I went to a screening of Das Boot at the Viz Cinema in July. The screening was co-presented by Berlin and Beyond and the Goethe-Institut of San Francisco.
Berlin and Beyond has announced the dates of its festival. It will be held October 20 to 26 at the Castro Theater.
Das Boot starring Jürgen Prochnow; directed by Wolfgang Peterson; German with subtitles; (1981) - Official Website
The version screened on this night was the director's cut which ran 208 minutes. The "film" was projected from a Blu-ray disc. The original US version was about 150 minutes. Jürgen Prochnow was in the audience and took Q&A before the film. He mentioned the original version was a five hour miniseries which was televised in Germany and the BBC. Berlin and Beyond Festival Director Sophoan Sorn moderated the Q&A. Prochnow spoke at length about the model submarine they filmed on and the special cameras used. He also mentioned that the full length miniseries gave more time to the backstories of the characters and how they came from all over Germany and beyond (the first officer grew up in Mexico). This can still be detected in the various German accents spoken by the cast. Like regional American dialects, one's origin can be determined by the accents of German speech. Anyone who watched Inglourious Basterds would know this and that Germans cannot detect fragmented Italian spoken with distinct Southern drawl.
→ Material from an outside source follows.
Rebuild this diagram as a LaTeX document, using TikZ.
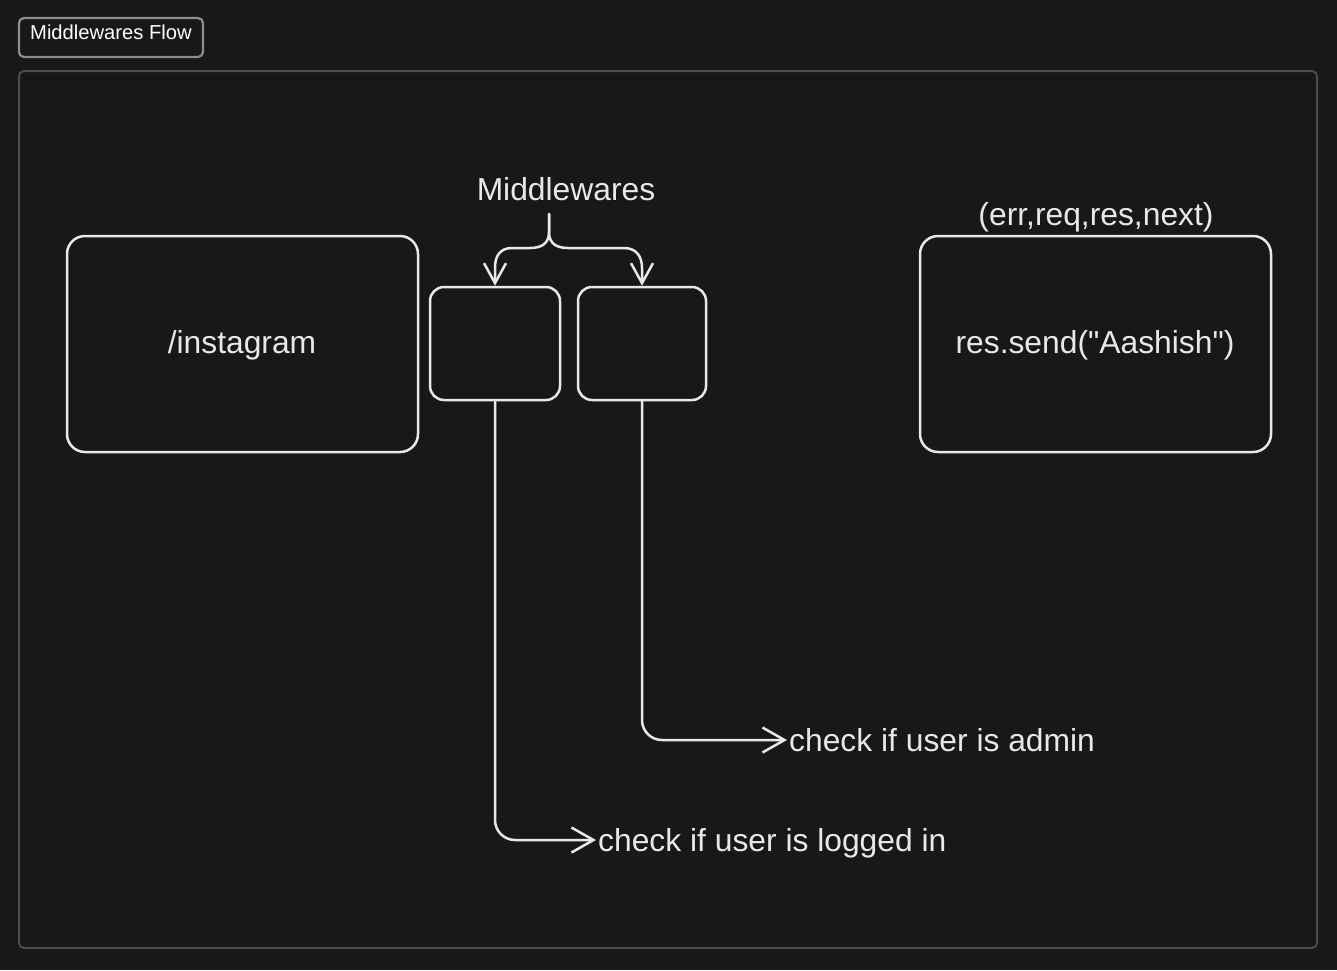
\documentclass[tikz,border=0pt]{standalone}
\usepackage{fontspec}
\setmainfont{Liberation Sans}
\newfontfamily\plainsans{Liberation Sans}
\usetikzlibrary{arrows.meta}
\definecolor{bg}{HTML}{181818}
\definecolor{ink}{HTML}{E8E8E8}
\definecolor{framec}{HTML}{4C4C4C}
\definecolor{titlec}{HTML}{8E8E8E}
\begin{document}
\begin{tikzpicture}[x=1pt,y=-1pt,
  ln/.style={draw=ink, line width=2.5pt, line cap=round, line join=round},
  bigbox/.style={ln, rounded corners=18pt, minimum width=351pt, minimum height=216pt, inner sep=0pt},
  mwbox/.style={ln, rounded corners=14pt, minimum height=113pt, inner sep=0pt},
  lbl/.style={text=ink, font=\fontsize{31.8}{36}\selectfont, inner sep=2pt},
  side/.style={lbl, text height=23pt, text depth=0pt, anchor=west},
  barb/.style={-{Straight Barb[length=22pt,width=25pt,line width=2.5pt]}},
  dbarb/.style={-{Straight Barb[length=20pt,width=22pt,line width=2.5pt]}}
]
\fill[bg] (0,0) rectangle (1337,970);
\useasboundingbox (0,0) rectangle (1337,970);

% frame and title
\node[draw=framec, line width=2pt, rounded corners=5pt, minimum width=1298pt, minimum height=877pt, inner sep=0pt] (frame) at (668,509.5) {};
\node[draw=titlec, line width=2.2pt, rounded corners=5pt, minimum width=184pt, minimum height=39pt, inner sep=0pt] (titlebox) at (111,37.5) {};
\node[text=white, font=\fontsize{20.2}{24}\selectfont, inner sep=0pt] (titletext) at (111,32) {Middlewares Flow};

% boxes
\node[bigbox] (insta) at (242.5,344) {};
\node[lbl] (instat) at (242,345) {/instagram};
\node[mwbox, minimum width=130pt] (mw1) at (495,343.5) {};
\node[mwbox, minimum width=128pt] (mw2) at (642,343.5) {};
\node[bigbox] (res) at (1095.5,344) {};
\node[lbl] (rest) at (1095,345) {\plainsans res.send("Aashish")};
\node[lbl] (args) at (1096,217) {(err,req,res,next)};

% middlewares brace
\node[lbl] (mwl) at (566,189) {Middlewares};
\coordinate (stem) at (549,214);
\draw[ln, dbarb] (stem) -- (549,232) .. controls (549,244) and (541,248) .. (530,248) -- (512,248) .. controls (500,248) and (495,256) .. (495,268) -- (mw1.north);
\draw[ln, dbarb] (stem) -- (549,232) .. controls (549,244) and (557,248) .. (568,248) -- (624,248) .. controls (636,248) and (642,256) .. (642,268) -- (mw2.north);

% side notes
\node[side] (t1) at (596,840) {check if user is logged in};
\node[side] (t2) at (787,740) {check if user is admin};
\draw[ln, barb, rounded corners=20pt] (mw1.south) |- (t1.west);
\draw[ln, barb, rounded corners=20pt] (mw2.south) |- (t2.west);
\end{tikzpicture}
\end{document}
As I've stated before, I cannot resist a well made submarine film. They are almost formulaic. They have to include the depth charge/torpedo explosion rocking the boat & crew as well as the sub unable to stop its descent as it approaches (and usually exceeds) rated crush depth. Das Boot had those scenes so it falls within the confines of the genre. What is unique about Das Boot is how it goes for long periods with ignoring the most salient fact about a WWII film - the protagonists are Nazis. Actually, they weren't all Nazis. Not all German military members were Nazi party members as well. Towards the end of the war, being a party member gave a boost to one's career or was crucial to certain postings. Set in the 1941, the U-Boaters were surprisingly anti-Nazi in their comments and cynicism.
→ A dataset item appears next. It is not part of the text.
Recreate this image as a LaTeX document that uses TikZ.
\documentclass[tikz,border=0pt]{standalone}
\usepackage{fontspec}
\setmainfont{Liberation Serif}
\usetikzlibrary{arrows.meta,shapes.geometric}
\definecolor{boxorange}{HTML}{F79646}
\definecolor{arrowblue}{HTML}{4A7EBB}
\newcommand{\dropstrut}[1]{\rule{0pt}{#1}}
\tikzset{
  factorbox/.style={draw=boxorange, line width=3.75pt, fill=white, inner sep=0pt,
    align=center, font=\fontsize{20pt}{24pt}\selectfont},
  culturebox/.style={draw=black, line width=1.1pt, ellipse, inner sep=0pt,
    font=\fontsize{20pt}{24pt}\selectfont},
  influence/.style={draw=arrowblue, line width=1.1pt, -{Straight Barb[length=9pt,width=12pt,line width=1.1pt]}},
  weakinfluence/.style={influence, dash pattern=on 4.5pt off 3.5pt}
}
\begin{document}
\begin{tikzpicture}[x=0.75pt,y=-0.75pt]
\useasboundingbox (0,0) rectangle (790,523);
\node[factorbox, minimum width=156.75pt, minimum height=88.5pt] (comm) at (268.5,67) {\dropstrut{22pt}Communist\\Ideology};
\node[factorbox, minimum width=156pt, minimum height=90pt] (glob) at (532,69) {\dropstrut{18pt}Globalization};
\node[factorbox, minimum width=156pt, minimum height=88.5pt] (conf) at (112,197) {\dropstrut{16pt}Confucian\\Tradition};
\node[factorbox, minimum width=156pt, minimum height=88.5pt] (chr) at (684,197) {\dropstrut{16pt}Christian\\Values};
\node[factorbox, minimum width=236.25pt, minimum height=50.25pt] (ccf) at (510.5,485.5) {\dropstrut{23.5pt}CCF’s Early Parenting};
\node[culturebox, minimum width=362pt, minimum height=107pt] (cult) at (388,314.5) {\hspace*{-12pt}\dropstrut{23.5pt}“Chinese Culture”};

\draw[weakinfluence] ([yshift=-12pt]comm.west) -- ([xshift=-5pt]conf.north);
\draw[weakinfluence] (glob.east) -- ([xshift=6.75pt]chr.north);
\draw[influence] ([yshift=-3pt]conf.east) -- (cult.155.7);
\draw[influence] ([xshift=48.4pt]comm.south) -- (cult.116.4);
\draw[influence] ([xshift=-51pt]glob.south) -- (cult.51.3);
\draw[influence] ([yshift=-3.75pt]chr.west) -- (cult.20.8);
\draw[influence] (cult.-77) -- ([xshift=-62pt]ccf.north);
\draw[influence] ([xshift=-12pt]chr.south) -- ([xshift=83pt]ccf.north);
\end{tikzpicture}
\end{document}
I found myself empathizing with the Kriegsmarine's submariners even as they attacked Allied shipping and attempted to impose Nazi dominion on freedom loving people of the world. In films and life, I'm never able to fully sympathize with German soldiers, sailors and aviators due to the cause they were fighting for but Das Boot came close. The beauty of the film was the way the sailors were humanized. They certainly suffered as their sub seemed more like an underwater coffin but so did the sailors on the ships they torpedoed. However, the film is about a German U-Boat crew, not a Allied shipping convoy.
Jürgen Prochnow won fame as the U-Boat captain. His performance was the center of the film but it was the supporting characters who I found more interesting. Erwin Leder as Johan, a veteran CPO who has a nervous breakdown but ultimately redeems himself, delivered the standout performance. Director Wolfgang Peterson went on to a successful Hollywood career including directing In the Line of Fire with Clint Eastwood and The Perfect Storm with George Clooney.
Das Boot is an outstanding submarine film but by telling the story from the German point of view, the film transcends the genre. It humanizes the enemy through realistic portrayals of the men and espouses an anti-war stance which is dramatically conveyed in the finale. Das Boot is a powerful and great film and you don't have to be a submarine film freak like me to appreciate it.